- Given problem:
Pictures stay out of this copy, which runs from the first line of the material through the line containing "base = H - B".

■ ■ ■ ■ ■

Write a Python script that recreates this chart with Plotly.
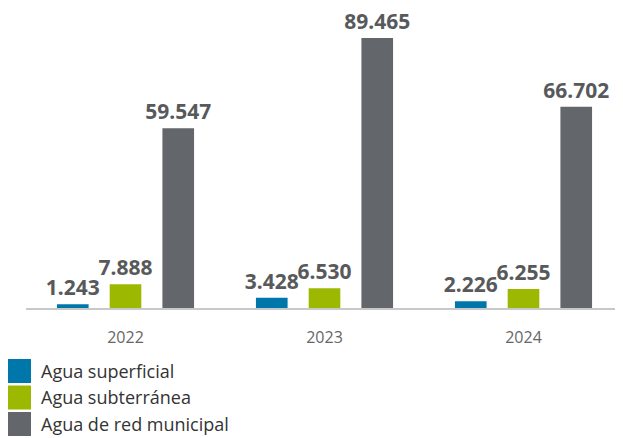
import plotly.graph_objects as go

years = ['2022', '2023', '2024']
superficial = [1243, 3428, 2226]
subterranea = [7888, 6530, 6255]
red_municipal = [59547, 89465, 66702]

names = ['Agua superficial', 'Agua subterránea', 'Agua de red municipal']
colors = ['#0077aa', '#9cb800', '#63666a']
label_color = '#58595b'

# page has an 8px body margin, so the figure is sized 8px smaller than the window
W, H = 615, 430
L, T, B = 18, 2, 130
pw, ph = W - L, H - T - B
base = H - B

fig = go.Figure()
for name, vals, color in zip(names, [superficial, subterranea, red_municipal], colors):
    fig.add_trace(go.Bar(x=years, y=vals, name=name, marker_color=color,
                         marker_line_width=0,
                         texttemplate='%{y:,}', textposition='outside',
                         constraintext='none', cliponaxis=False,
                         textfont=dict(family='Noto Sans', size=21, color=label_color,
                                       weight='bold')))

# legend drawn by hand so the swatches are large squares
for i, (name, color) in enumerate(zip(names, colors)):
    top = 351 + i * 26.5
    fig.add_shape(type='rect', xref='paper', yref='paper',
                  x0=(0 - L) / pw, x1=(23 - L) / pw,
                  y0=(base - top) / ph, y1=(base - top - 24) / ph,
                  fillcolor=color, line_width=0)
    fig.add_annotation(text=name, xref='paper', yref='paper',
                       x=(31 - L) / pw, y=(base - top - 12) / ph,
                       xanchor='left', yanchor='middle', showarrow=False,
                       font=dict(family='Open Sans', size=18, color='#333333'))

fig.update_layout(
    width=W, height=H,
    margin=dict(l=L, r=0, t=T, b=B),
    barmode='group', bargap=0.205, bargroupgap=0.4,
    separators=',.',
    showlegend=False,
    plot_bgcolor='white', paper_bgcolor='white',
)
fig.update_xaxes(showline=True, linecolor='#c8c8c8', linewidth=2,
                 showgrid=False, ticks='', ticklabelstandoff=14,
                 tickfont=dict(family='Open Sans', size=16, color='#666666'))
fig.update_yaxes(visible=False, range=[0, 98740])

fig.write_html('out.html')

■ ■ ■ ■ ■

- Answer for this exercise:
Write a Python script that recreates this chart with Plotly.
import plotly.graph_objects as go

years = ['2022', '2023', '2024']
superficial = [1243, 3428, 2226]
subterranea = [7888, 6530, 6255]
red_municipal = [59547, 89465, 66702]

names = ['Agua superficial', 'Agua subterránea', 'Agua de red municipal']
colors = ['#0077aa', '#9cb800', '#63666a']
label_color = '#58595b'

# page has an 8px body margin, so the figure is sized 8px smaller than the window
W, H = 615, 430
L, T, B = 18, 2, 130
pw, ph = W - L, H - T - B
base = H - B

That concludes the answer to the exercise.